Ironically, Stellmach was on the search committee. “The charge to the committee was we want to find someone who is going to help change the culture here. And this is the very first action that comes out from the new HR position. It’s disheartening because it looks to us like its business as usual,” he says.
Wessels and Jean Robillard, MD, the vice president for medical affairs, issued an apology – sort of – in an Intranet memo to health system employees that reads:
Local media have reported that a supervisor at UI Hospitals and Clinics placed a baby monitor in a work area. Upon discovery of the monitoring device, it was promptly removed. A thorough investigation is presently underway. As part of this investigation, it has been determined that no conversations were transmitted. In addition, there is no evidence of any HIPAA violation. UI Health Care regrets this extremely unfortunate situation, which is not in keeping with our organization’s values or sound supervisory practice.

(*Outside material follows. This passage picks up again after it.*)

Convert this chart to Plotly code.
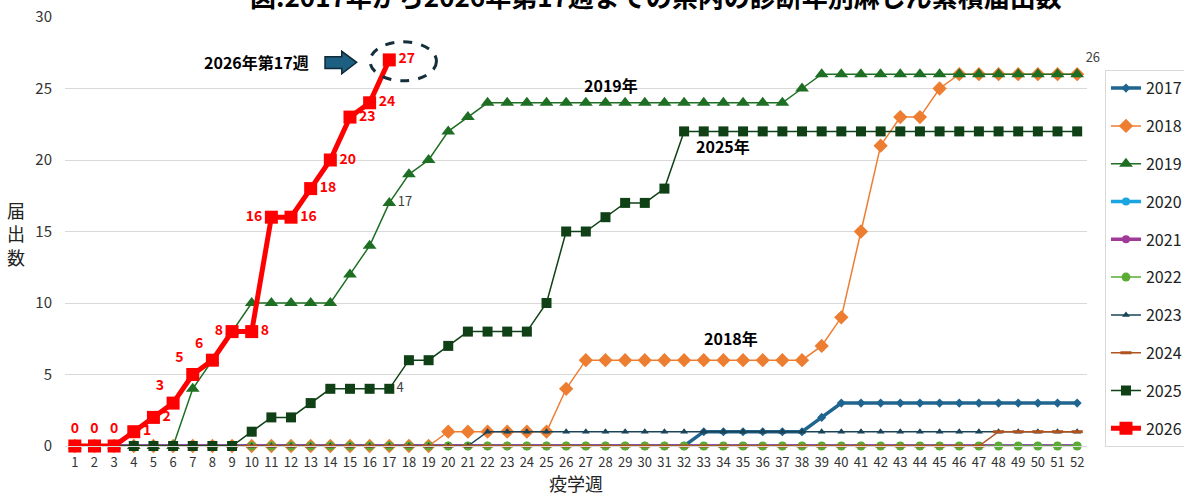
import plotly.graph_objects as go

weeks = [1, 2, 3, 4, 5, 6, 7, 8, 9, 10, 11, 12, 13, 14, 15, 16, 17, 18, 19, 20,
         21, 22, 23, 24, 25, 26, 27, 28, 29, 30, 31, 32, 33, 34, 35, 36, 37, 38, 39, 40,
         41, 42, 43, 44, 45, 46, 47, 48, 49, 50, 51, 52]
tick_labels = [str(w) for w in weeks]

y2017 = [0, 0, 0, 0, 0, 0, 0, 0, 0, 0, 0, 0, 0, 0, 0, 0, 0, 0, 0, 0,
         0, 0, 0, 0, 0, 0, 0, 0, 0, 0, 0, 0, 1, 1, 1, 1, 1, 1, 2, 3,
         3, 3, 3, 3, 3, 3, 3, 3, 3, 3, 3, 3]
y2018 = [0, 0, 0, 0, 0, 0, 0, 0, 0, 0, 0, 0, 0, 0, 0, 0, 0, 0, 0, 1,
         1, 1, 1, 1, 1, 4, 6, 6, 6, 6, 6, 6, 6, 6, 6, 6, 6, 6, 7, 9,
         15, 21, 23, 23, 25, 26, 26, 26, 26, 26, 26, 26]
y2019 = [0, 0, 0, 0, 0, 0, 4, 6, 8, 10, 10, 10, 10, 10, 12, 14, 17, 19, 20, 22,
         23, 24, 24, 24, 24, 24, 24, 24, 24, 24, 24, 24, 24, 24, 24, 24, 24, 25, 26, 26,
         26, 26, 26, 26, 26, 26, 26, 26, 26, 26, 26, 26]
y2020 = [0, 0, 0, 0, 0, 0, 0, 0, 0, 0, 0, 0, 0, 0, 0, 0, 0, 0, 0, 0,
         0, 0, 0, 0, 0, 0, 0, 0, 0, 0, 0, 0, 0, 0, 0, 0, 0, 0, 0, 0,
         0, 0, 0, 0, 0, 0, 0, 0, 0, 0, 0, 0]
y2021 = [0, 0, 0, 0, 0, 0, 0, 0, 0, 0, 0, 0, 0, 0, 0, 0, 0, 0, 0, 0,
         0, 0, 0, 0, 0, 0, 0, 0, 0, 0, 0, 0, 0, 0, 0, 0, 0, 0, 0, 0,
         0, 0, 0, 0, 0, 0, 0, 0, 0, 0, 0, 0]
y2022 = [0, 0, 0, 0, 0, 0, 0, 0, 0, 0, 0, 0, 0, 0, 0, 0, 0, 0, 0, 0,
         0, 0, 0, 0, 0, 0, 0, 0, 0, 0, 0, 0, 0, 0, 0, 0, 0, 0, 0, 0,
         0, 0, 0, 0, 0, 0, 0, 0, 0, 0, 0, 0]
y2023 = [0, 0, 0, 0, 0, 0, 0, 0, 0, 0, 0, 0, 0, 0, 0, 0, 0, 0, 0, 0,
         0, 1, 1, 1, 1, 1, 1, 1, 1, 1, 1, 1, 1, 1, 1, 1, 1, 1, 1, 1,
         1, 1, 1, 1, 1, 1, 1, 1, 1, 1, 1, 1]
y2024 = [0, 0, 0, 0, 0, 0, 0, 0, 0, 0, 0, 0, 0, 0, 0, 0, 0, 0, 0, 0,
         0, 0, 0, 0, 0, 0, 0, 0, 0, 0, 0, 0, 0, 0, 0, 0, 0, 0, 0, 0,
         0, 0, 0, 0, 0, 0, 0, 1, 1, 1, 1, 1]
y2025 = [0, 0, 0, 0, 0, 0, 0, 0, 0, 1, 2, 2, 3, 4, 4, 4, 4, 6, 6, 7,
         8, 8, 8, 8, 10, 15, 15, 16, 17, 17, 18, 22, 22, 22, 22, 22, 22, 22, 22, 22,
         22, 22, 22, 22, 22, 22, 22, 22, 22, 22, 22, 22]
y2026 = [0, 0, 0, 1, 2, 3, 5, 6, 8, 8, 16, 16, 18, 20, 23, 24, 27]

label_pos_2026 = ["top center", "top center", "top center", "middle right", "middle right",
                  "top left", "top left", "top left", "middle left", "middle right",
                  "middle left", "middle right", "middle right", "middle right",
                  "middle right", "middle right", "middle right"]

FONT = "Noto Sans CJK JP"

series = [
    ("2017", y2017, "#1f6590", 3.5, "diamond", 7),
    ("2018", y2018, "#ed7d31", 1.5, "diamond", 11),
    ("2019", y2019, "#1e6f24", 1.5, "triangle-up", 12),
    ("2020", y2020, "#1aa4e0", 3.5, "circle", 8),
    ("2021", y2021, "#a03a98", 3.5, "circle", 8),
    ("2022", y2022, "#5aac34", 1.5, "circle", 9),
    ("2023", y2023, "#1a4457", 1.5, "triangle-up", 7),
    ("2024", y2024, "#b0531e", 1.5, "line-ew", 8),
    ("2025", y2025, "#0f4016", 1.5, "square", 10),
    ("2026", y2026, "#ff0000", 5, "square", 13),
]

fig = go.Figure()
for name, ys, color, lw, sym, ms in series:
    xs = weeks[:len(ys)]
    marker = dict(symbol=sym, size=ms, color=color)
    if sym == "line-ew":
        marker["line"] = dict(width=3, color=color)
    if name == "2026":
        kw = dict(mode="lines+markers+text", text=[str(v) for v in ys],
                  textposition=label_pos_2026,
                  textfont=dict(color="#ff0000", size=14, family=FONT, weight="bold"))
    elif name in ("2019", "2025"):
        txt = ["" for _ in ys]
        pos = ["middle right" for _ in ys]
        txt[16] = str(ys[16])
        if name == "2019":
            txt[51] = str(ys[51])
            pos[51] = "top right"
        kw = dict(mode="lines+markers+text", text=txt, textposition=pos,
                  textfont=dict(color="#404040", size=13, family=FONT))
    else:
        kw = dict(mode="lines+markers")
    fig.add_trace(go.Scatter(x=xs, y=ys, name=name, legendgroup=name,
                             line=dict(color=color, width=lw), marker=marker,
                             cliponaxis=False, **kw))

# dashed ellipse around the latest value
fig.add_shape(type="circle", xref="x", yref="y", x0=16.02, x1=19.40, y0=25.54, y1=28.27,
              line=dict(color="#152e3b", width=3, dash="dash"), fillcolor="rgba(0,0,0,0)")
# block arrow
fig.add_shape(type="path", xref="x", yref="y",
              path="M 13.73,27.22 L 14.58,27.22 L 14.58,27.60 L 15.34,26.83 L 14.58,26.03 L 14.58,26.40 L 13.73,26.40 Z",
              fillcolor="#1d5f80", line=dict(color="#0e2a38", width=1.5))

for txt, xx, yy in [("2026年第17週", 10.25, 26.83), ("2019年", 28.28, 25.24),
                    ("2025年", 33.98, 21.0), ("2018年", 34.39, 7.54)]:
    fig.add_annotation(x=xx, y=yy, xref="x", yref="y", text=txt, showarrow=False,
                       font=dict(family=FONT, size=16, color="#000000", weight="bold"))

# title (partly cut at the top like the original)
fig.add_annotation(x=0.578, y=1.05, xref="paper", yref="paper", xanchor="center", yanchor="middle",
                   text="図.2017年から2026年第17週までの県内の診断年別麻しん累積届出数",
                   showarrow=False, font=dict(family=FONT, size=26, color="#000000", weight="bold"))
# axis titles
fig.add_annotation(x=-0.0482, y=0.496, xref="paper", yref="paper", xanchor="center", yanchor="middle",
                   text="届<br>出<br>数", showarrow=False,
                   font=dict(family=FONT, size=18, color="#222222"))
fig.add_annotation(x=0.5, y=-0.086, xref="paper", yref="paper", xanchor="center", yanchor="middle",
                   text="疫学週", showarrow=False,
                   font=dict(family=FONT, size=18, color="#222222"))

fig.update_layout(
    width=1184, height=495,
    margin=dict(l=65, r=97, t=17, b=49, autoexpand=False),
    plot_bgcolor="white", paper_bgcolor="white",
    font=dict(family=FONT, color="#333333"),
    showlegend=True,
    legend=dict(x=1.0176, y=0.876, xanchor="left", yanchor="top",
                bordercolor="#d9d9d9", borderwidth=1, bgcolor="white",
                font=dict(family=FONT, size=16, color="#222222"),
                tracegroupgap=14, itemsizing="trace"),
    xaxis=dict(range=[0.5, 52.5], tickmode="array", tickvals=weeks, ticktext=tick_labels,
               showgrid=False, zeroline=False, showline=True, linecolor="#d9d9d9",
               ticks="", tickfont=dict(family=FONT, size=13, color="#333333"),
               ticklabelstandoff=4),
    yaxis=dict(range=[0, 30], dtick=5, showgrid=True, gridcolor="#d9d9d9", gridwidth=1,
               zeroline=False, ticks="", tickfont=dict(family=FONT, size=15, color="#333333"),
               ticklabelstandoff=12),
)

fig.write_html("out.html", config={"displayModeBar": False},
               post_script=["document.body.style.margin='0px';"])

It’s a start -- sort of -- but it may be time for UI leadership to do a little soul searching and ask itself tough questions. For starters, they should ask themselves how a manager at the health system could ever conceive that spying on employees was appropriate. It does appear to be an isolated incident of bad judgment, but does it also reflect some deeper issues with trust and engagement at UI?
“We are just regular working folks, but we aren’t dumb and we weren’t born last night,” Stellmach says. “We know what happened and it’s a shame that they didn’t just fess up and say ‘this happened and we are sorry.’”
The baby monitor scandal may not reflect the reality at UI, but it reflects the perception.